Turning to FIG. 4, a simplified block diagram of a remote device (receiving device) 108 according to one embodiment of the invention is presented. In the depicted embodiment, receiving device 108 includes an interface unit 402 adapted to receive information from transmitting device 102 via transmission medium 106. The interface unit 402 is coupled to one or more processors 410 via a system bus 408. A system memory 412 of receiving device 108 is accessible to processors 410 via system bus 408. An I/O adapter 403 is connected to system bus 408 (either directly or through an intervening bus bridge) and is further connected to an audio output device such as speaker 110. Similar to transmitter device 102, receiving device 108 may comprise a conventional desktop computer, network computer, or other similar data processing system. The memory 412 of receiving device 108 shown in FIG. 5 includes a dictionary 504 (referred to herein as remote dictionary 504) in addition to dictionary control software 502. Dictionary control software 502 is suitable for determining whether information received from interface unit 402 comprise an index value, a phoneme in the form of a digitized signal, or both. The distinction between index values and phonemes may be signified by a preliminary bit, through the use of parity, or in any other suitable fashion. Upon determining that a received signal includes a phoneme, dictionary control software 502 creates a new entry in remote dictionary 504 and stores the digitized signal that comprise the phoneme along with the corresponding index value in the newly created entry. In this manner, the remote dictionary 504 in receiving device 108 is maintained as a mirror of the local dictionary 304 in transmitting device 102. If dictionary control software 502 determines that a signal received from transmitting device 102 represent an index value, rather than a phoneme, the control software 502 utilizes the index value to retrieve the digitized signal corresponding to the index value from remote dictionary 504. The digitized signal corresponding to the received index value is then forwarded to I/O adapter 403 and speaker 410 where the digitized signal is transformed to an audio signal at the remote station.
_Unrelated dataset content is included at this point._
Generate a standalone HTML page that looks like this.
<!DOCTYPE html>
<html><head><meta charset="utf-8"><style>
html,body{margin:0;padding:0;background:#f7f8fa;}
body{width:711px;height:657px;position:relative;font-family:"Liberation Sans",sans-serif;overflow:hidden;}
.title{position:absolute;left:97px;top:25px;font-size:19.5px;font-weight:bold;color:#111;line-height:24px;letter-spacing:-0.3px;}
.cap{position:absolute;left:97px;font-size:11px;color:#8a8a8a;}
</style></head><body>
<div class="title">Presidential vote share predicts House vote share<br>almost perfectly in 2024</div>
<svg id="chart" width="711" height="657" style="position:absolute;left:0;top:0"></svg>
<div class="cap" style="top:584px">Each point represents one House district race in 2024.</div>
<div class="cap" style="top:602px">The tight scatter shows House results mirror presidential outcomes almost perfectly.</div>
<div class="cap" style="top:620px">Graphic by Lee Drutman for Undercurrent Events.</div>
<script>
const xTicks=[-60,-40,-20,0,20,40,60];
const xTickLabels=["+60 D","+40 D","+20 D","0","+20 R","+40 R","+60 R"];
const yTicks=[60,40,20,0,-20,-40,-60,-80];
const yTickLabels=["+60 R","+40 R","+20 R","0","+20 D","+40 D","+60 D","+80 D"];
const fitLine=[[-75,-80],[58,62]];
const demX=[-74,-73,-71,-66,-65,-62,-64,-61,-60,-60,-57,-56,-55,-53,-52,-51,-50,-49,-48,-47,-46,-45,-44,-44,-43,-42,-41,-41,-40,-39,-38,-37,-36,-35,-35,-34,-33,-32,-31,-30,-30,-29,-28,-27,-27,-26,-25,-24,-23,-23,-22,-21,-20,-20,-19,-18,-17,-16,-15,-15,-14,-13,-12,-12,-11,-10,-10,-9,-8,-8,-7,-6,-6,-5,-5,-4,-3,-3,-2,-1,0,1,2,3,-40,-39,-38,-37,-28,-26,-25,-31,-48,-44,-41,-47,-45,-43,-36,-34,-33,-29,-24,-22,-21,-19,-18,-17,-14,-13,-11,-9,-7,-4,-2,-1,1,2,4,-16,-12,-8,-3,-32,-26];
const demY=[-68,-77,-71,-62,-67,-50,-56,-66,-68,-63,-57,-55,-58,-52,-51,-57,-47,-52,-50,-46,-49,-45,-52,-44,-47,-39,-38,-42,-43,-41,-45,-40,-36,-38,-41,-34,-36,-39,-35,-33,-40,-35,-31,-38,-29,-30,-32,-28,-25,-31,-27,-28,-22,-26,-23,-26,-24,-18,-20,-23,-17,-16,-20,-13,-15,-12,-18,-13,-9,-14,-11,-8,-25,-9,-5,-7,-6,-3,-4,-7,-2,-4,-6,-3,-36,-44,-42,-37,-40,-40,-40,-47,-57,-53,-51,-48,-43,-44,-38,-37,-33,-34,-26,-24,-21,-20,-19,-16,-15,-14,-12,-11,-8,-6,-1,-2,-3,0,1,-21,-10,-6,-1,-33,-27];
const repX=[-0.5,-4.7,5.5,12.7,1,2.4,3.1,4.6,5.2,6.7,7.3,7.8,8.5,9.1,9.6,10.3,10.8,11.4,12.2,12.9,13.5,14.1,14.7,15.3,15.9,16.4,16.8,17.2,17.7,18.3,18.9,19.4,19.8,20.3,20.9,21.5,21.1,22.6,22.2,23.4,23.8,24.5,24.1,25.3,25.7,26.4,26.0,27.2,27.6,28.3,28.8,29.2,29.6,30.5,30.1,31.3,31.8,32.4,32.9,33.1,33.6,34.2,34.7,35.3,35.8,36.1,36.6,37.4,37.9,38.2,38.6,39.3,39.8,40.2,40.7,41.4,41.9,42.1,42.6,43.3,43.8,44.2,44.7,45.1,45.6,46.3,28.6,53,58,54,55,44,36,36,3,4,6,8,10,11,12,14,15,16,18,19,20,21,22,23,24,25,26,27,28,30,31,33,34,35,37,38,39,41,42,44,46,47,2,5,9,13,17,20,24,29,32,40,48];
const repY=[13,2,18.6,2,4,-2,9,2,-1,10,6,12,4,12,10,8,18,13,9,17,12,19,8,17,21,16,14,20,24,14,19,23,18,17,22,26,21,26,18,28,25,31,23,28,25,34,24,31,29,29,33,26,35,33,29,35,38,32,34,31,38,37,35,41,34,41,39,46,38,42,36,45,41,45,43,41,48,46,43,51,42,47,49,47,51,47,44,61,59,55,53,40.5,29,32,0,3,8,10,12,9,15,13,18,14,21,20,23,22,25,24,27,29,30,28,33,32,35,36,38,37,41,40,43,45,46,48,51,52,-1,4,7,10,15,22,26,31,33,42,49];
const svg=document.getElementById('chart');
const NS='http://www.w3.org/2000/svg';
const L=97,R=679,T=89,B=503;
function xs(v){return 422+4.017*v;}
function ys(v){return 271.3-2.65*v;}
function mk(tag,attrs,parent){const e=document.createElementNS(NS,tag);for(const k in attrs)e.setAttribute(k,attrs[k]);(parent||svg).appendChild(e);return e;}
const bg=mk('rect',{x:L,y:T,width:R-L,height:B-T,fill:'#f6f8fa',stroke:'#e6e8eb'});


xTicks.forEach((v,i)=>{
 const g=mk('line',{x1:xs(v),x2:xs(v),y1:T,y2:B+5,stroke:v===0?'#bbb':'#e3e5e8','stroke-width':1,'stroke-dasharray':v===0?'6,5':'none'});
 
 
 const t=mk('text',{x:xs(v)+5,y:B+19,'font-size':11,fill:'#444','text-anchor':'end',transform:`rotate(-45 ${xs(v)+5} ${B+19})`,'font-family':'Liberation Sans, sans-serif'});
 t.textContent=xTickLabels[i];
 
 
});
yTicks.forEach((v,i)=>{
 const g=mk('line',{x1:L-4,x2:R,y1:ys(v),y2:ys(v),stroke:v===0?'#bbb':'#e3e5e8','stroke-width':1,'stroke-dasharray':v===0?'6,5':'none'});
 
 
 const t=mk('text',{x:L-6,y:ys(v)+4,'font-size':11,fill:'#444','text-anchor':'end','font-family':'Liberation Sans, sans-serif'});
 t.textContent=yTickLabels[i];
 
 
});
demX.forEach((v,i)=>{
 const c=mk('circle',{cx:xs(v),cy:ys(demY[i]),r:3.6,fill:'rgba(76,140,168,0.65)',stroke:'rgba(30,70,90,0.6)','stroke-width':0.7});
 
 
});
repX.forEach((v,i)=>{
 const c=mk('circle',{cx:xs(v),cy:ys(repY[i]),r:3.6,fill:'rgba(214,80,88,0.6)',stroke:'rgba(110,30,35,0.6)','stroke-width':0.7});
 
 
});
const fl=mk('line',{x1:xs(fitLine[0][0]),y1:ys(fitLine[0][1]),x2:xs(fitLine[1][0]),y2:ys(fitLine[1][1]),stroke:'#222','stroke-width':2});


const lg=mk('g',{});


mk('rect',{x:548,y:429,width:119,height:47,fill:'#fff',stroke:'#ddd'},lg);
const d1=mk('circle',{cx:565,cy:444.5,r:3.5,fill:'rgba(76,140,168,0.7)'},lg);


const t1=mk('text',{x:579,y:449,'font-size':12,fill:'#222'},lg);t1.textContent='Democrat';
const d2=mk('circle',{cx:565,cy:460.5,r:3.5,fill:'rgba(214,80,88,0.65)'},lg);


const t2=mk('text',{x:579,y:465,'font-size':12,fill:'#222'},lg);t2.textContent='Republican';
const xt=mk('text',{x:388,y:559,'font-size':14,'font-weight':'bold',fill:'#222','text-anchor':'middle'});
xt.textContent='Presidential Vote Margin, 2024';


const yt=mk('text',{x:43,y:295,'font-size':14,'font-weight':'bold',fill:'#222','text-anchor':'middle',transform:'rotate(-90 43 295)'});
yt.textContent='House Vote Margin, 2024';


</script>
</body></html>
In an embodiment in which the transmission medium 106 comprises a lossy and unreliable transmission medium such as, for example, the internet one or more bits of an index value received by receiving device 108 may differ from the corresponding bits of the index values sent by transmitting device 102. In other words, index value bits may flip during transmission over transmission medium 106 due to noise, signal loss, or other mechanism. When this occurs, the received index value by receiving device 108 and the entries stored in remote dictionary 504. Under these circumstances, one embodiment of the invention contemplates dictionary control software 502 that selects the “closest” matching index value when a received index value has no exact match in remote dictionary 504. In this embodiment, it is further desirable if index values reflect the audio characteristics of the corresponding phoneme such that similar sounding phonemes have similar index values. Thus, if a single bit of an index value gets corrupted and the corrupted index happens to match an index in remote dictionary 504, the sound corresponding to the matching index and the sound corresponding to the original index are similar and the resulting sound that is communicated to the listener is not significantly different than the sound that was intended to be communicated. Since a corrupted index may seriously degrade the quality of the transmitted audio stream, an error correction protocol (including existing error correction protocols) may be employed in one embodiment to mandate the correction/retransmission of a corrupted index.
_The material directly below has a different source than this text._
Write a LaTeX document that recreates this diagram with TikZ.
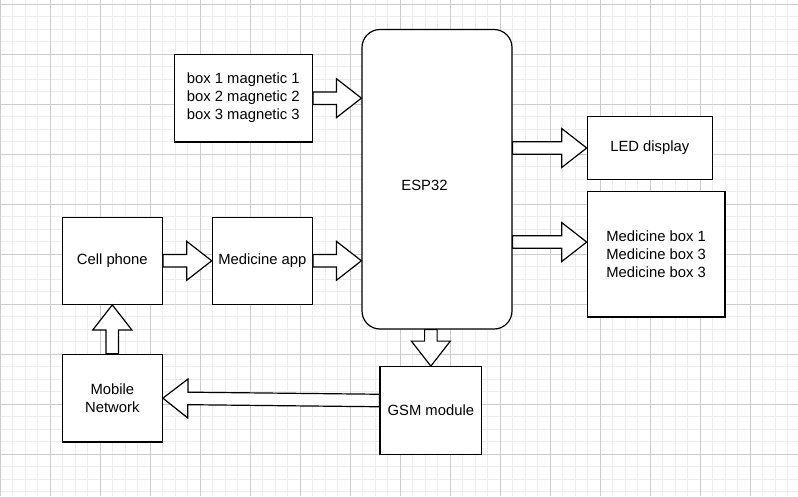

By assigning index values to phonetic elements as they are encountered and building mirroring phoneme dictionaries in transmitting device 102 and receiving device 108 and thereafter transmitting index values rather than the phonetic elements themselves, the present invention contemplates transmitting audio information with as sequence of index values that consume less bandwidth than the original signals. In an embodiment in which phonetic analyzer 302 incorporates sophisticated compaction algorithms such as Limpel-Zev, the phoneme dictionaries may be further increased to incorporate not only individual phonemes, but also combinations of phonemes such that, for example, whole words, multiple words, or even frequently encountered sentences may be represented by a single index value. In addition, the invention is compatible with existing data compression schemes such that the transmitted index values may be compressed versions of the actual index values to achieve an even greater reduction in transmission medium bandwidth consumption. One alternate embodiment of this system performs a pre-filtering of the audio before correlating with data in dictionary 306. For example, volume and pitch may be normalized, and frequencies may be limited through band-pass filtering. Such normalization is attractive, since it will decrease the dictionary size and effectively decrease the bandwidth of the transmitted dictionary entry. Moreover, in an embodiment where multiple samples are kept per phoneme, such normalization may decrease the amount of dissimilarity between unique samples of the same spoken phoneme. To utilize this technique in internet phone and cellular phone applications, where a higher degree of quality is expected, the transmission may include (in addition to the phoneme index), quantizations representing volume, pitch, etc., such that multiple voice signatures may be mapped to a single sample in the dictionary to achieve yet a more exact audio refinement at the receiving end.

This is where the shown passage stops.